If you buy the role of journalism in a free society, then you base your judgment on the minds and hearts of the people who track down the events that shape your world.

You must be able to trust them to bring you their best evaluation of what is happening and, in the case of columnists, their best opinions of the flotsam and jetsam of life. This trust is called credibility. If reporters, columnists, editors and other news media personnel do not behave in ways that enhance their credibility, they stand in line to take their lumps.

Credibility is so important to the brilliance of a free press that news organizations spend time and money to develop individual codes of ethical behavior to guide the actions of their personnel. The Salt Lake Tribune has such a document: Rules of the Road for the Professional Gathering and Editing of News. This small collection of pages is handed out to every staff member upon employment. It is serious stuff.

It covers conflicts of interest, outside employment, outside nonpaid activities, accepting gifts or freebies, reporting, photographing and editing, confidential sources, legal problems, newsroom confidentiality, public speaking and becoming a news source and newsroom conduct. Most human functions — such as breathing — are allowed under the policy, but staff members are encouraged to check before doing anything.

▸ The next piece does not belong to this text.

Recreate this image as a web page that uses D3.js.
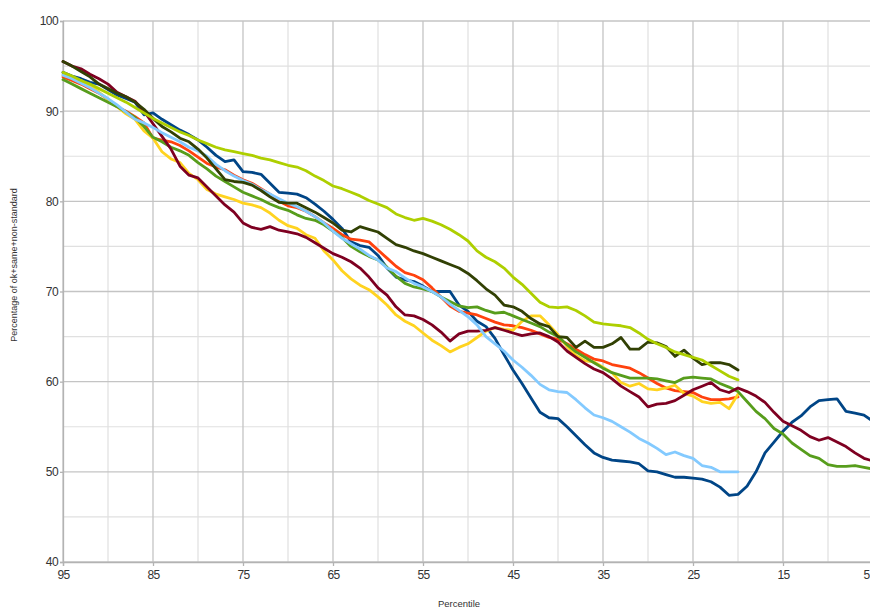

Lest anyone believe I am astride my high horse — or acting as though I am better than anyone else — I will now disclose the following personal information:

  • I am a recovered alcoholic. The last time I had a drink, the only wines the American middle class drank were Italian Chianti with raffia wrapped around the bottle and Lancers’ ros* in the crock.
  • I was once fired by a newspaper for the most egregious sin the press can commit; I made up parts of a news story, because in the midst of a several-year-long drunk, I was too lazy to call a news source.
  • I served several years in Purgatory working for a Catholic weekly newspaper.
  • I got sober. I cleaned up my act. I worked long and hard to regain respectability.
  • I have never knowingly plagiarized another person’s work.
  • I have never taken a bribe.

After all that, I get to the specific point of this week’s column. On Nov. 8, sports columnist Kurt Kragthorpe wrote a piece calling for the resignation of University of Utah football Coach Ron McBride. It is no secret that the football program at the U. has suffered some in the national rankings. (In the interest of full disclosure, here I tell you I am a graduate of the University of Miami, whose Hurricane football team plays like professionals — and some say are paid accordingly.)

Kragthorpe failed to disclose that his brother, Steve, who coaches the quarterbacks for the Buffalo Bills, has been mentioned as a replacement for McBride.

Tribune Managing Editor Tim Fitzpatrick offered this explanation for the ethics of Kragthorpe’s writing:

“When the column was written, the departure of Coach McBride was [and still is] considered a foregone conclusion, and Kragthorpe was commenting only on the timing of that departure. He did not address, and will not in future columns, who should replace the coach.”

The problem with that explanation? The appearance of conflict is just as important as the reality of conflict. The Tribune ethical rules say, under conflicts of interest: “Journalists need to recuse themselves from involvement in a story in which a spouse or family member is directly involved, affected, quoted or photographed unless disclosed in print . . . ”

Kragthorpe did not break that rule, but he pushed up against it. And sometimes a push is as good as a hard hit.

Make no mistake, Kragthorpe is in person a wonderful guy who presents himself well and apparently makes sources feel at ease (as opposed to moi, who has been known to scare people off the phone simply by answering it in a guttural growl). But perception is everything. Even though his brother had been the subject of only speculation and has not applied for any position at the U., Kragthorpe should have disclosed the relationship of his brother to the story at hand.

The more thorough the disclosure in the press, the greater the inclination of the public to trust what it says.